In Man-Size, it’s 1875 and the folks living and working around Fort Whoop-Up are harassed by Bully West, an unscrupulous wolfer. West is an underhanded brute who supplies cheap whiskey to the Cree and Blackfoot Indians and lusts after honest trader Angus McCrae’s daughter—Jessie McCrae, aka: Sleeping Dawn, a beautiful young woman of reputedly mixed heritage.

Another thing I enjoy is seeing a book’s title show up in the text somewhere, and if it’s used to underscore the dramatic action of a specific scene, so much the better. In Man-Size, it happens early on and helps ratchet up the tension. A whiskey runner named Harvey Gosse tells West about the emerging Northwest Mounted Police making West snorts scornfully— 

Gosee slowly dragged a brown hand across an unshaven chin. “I reckon you wouldn’t call ‘em tenderfeet if you met up with ‘em, Bully. There’s something about these guys—I dunno what it is exactly—but there’s sure something that tells a fellow not to prod ‘em overly much.”

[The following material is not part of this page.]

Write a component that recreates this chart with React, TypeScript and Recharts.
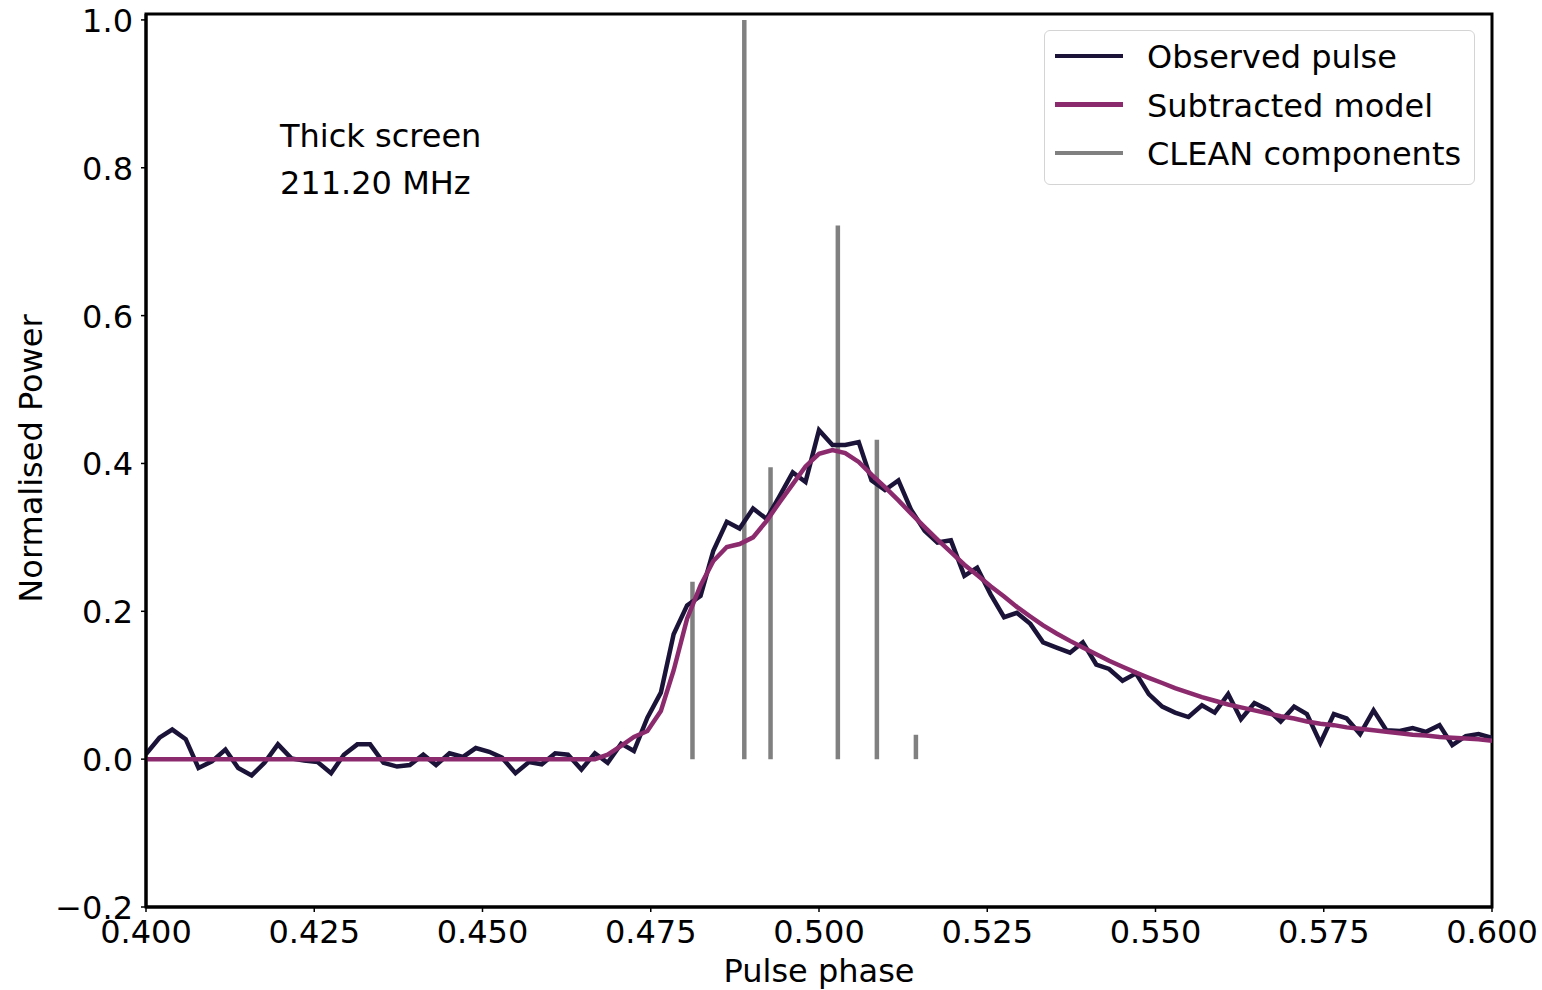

“Quick on the shoot?” the big trader wanted to know.

“No, it ain’t that. They don’t hardly ever draw a gun. They jest walk in kinda quiet ‘an easy, an’ tell you it’ll be thisaway. And tha’s the way it is every crack outa the box.”

“Hmp!” West exuded boastful incredulity. “I reckon they haven’t bumped into anyone man-size yet.” 

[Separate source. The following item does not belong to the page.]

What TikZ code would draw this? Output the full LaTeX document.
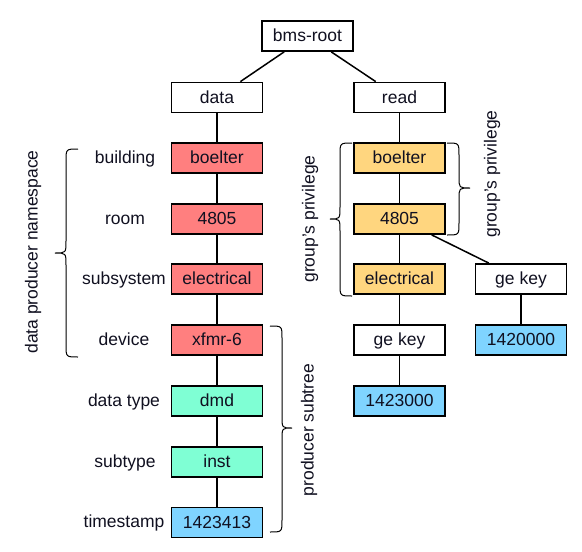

Of course you know West will have a run in with the redcoats and before long, heroic Win Beresford, a young officer in the force, makes the scene. Along with good guy Tom Morse of Montana Territory and a strong cast of supporters, Beresford will be forced to literally go the distance to get his man.

William MacLeod Raine (1871-1954) was an American of British descent who wrote westerns from the early 1900s until the 1950s. He wrote for the movies in the teens and ’20s, and I could easily imagine the music swelling in the background as the melodrama in Man-Size plays out. There’s Man-Size heroes (Beresford, Morse, and the Scottish trader, Angus McCrae), Man-Size villains (West and the gambler Whaley), pulp style titillation (Jessie is whipped by her father while Tom Morse looks on), and blood stirring action throughout. There’s also Raine’s formal, yet folksy footnotes on Native culture and regional peculiarities. In one aside, he describes the culinary aspects of rabbit, the poorest meat in the North…lean and stringy, furnishes very little nourishment and not much fat, and is not a muscle-builder.

One downside to the book was a dull subplot about Jessie/Sleeping Dawn’s bloodline, which would be judged racist by today’s standards and, frankly, it’s completely unnecessary to an otherwise page turning narrative. Man-Size was originally published in 1922, and the unabridged version I read came from Pocket Books in 1950. Hollywood rediscovered Raine posthumously for a couple turns: Three Young Texans (story) in 1954, and The Man from Bitter Ridge (novel) in 1955.